In this context Sandgaard’s made a blinding start. We do want our club, and him, to succeed – which means progress, however slowly or rapidly. He’s made reassuring comments about The Valley, about Lee Bowyer and his team, about the club staff etc. The goodwill on our part is already there. We might quibble about prioritising getting back to the Championship (assuming we are no longer in it) over playing attacking football (obviously both would be great) and there are bound to be problems and areas of disagreement if he becomes owner. But I hope he doesn’t underestimate that Charlton fans are sick of protesting, we did it because we had to, for the good of the club and want nothing more than to be able to focus on matters on the pitch.
That said, were I in London I’d be at The Valley on Saturday to join in the Trust-organised protest.
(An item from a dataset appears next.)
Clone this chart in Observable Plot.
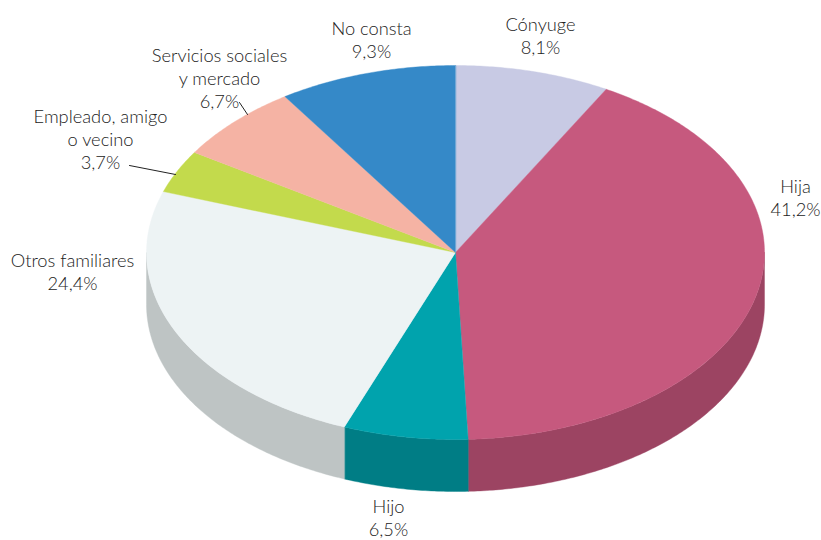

There is much as yet unresolved and, with our hopes having been raised again, were a deal for a Sandgaard takeover to fall through we would be in a very sorry situation (another understatement). It is still fingers-crossed for now.
I should perhaps add that unlike most other Addicks (I assume) I’ve been following recent events while tramping around the vineyards of Beaujolais and Burgundy. I timed my first trip to France since February to enable me to self-isolate if necessary and then head off with my partner Suzanne to places close enough to Lyon not to fall foul of any fresh travel restrictions. But all of that (including the attractions of certain Beaujolais appellations and the delights of a week in a windmill at the top of a hill with panoramic views of the Chalonnaise countryside, including the Givry and Mercurey vineyards) is for another day, probably one following my prospective two weeks of self-isolation on my return to the UK (another price worth paying). Stay safe.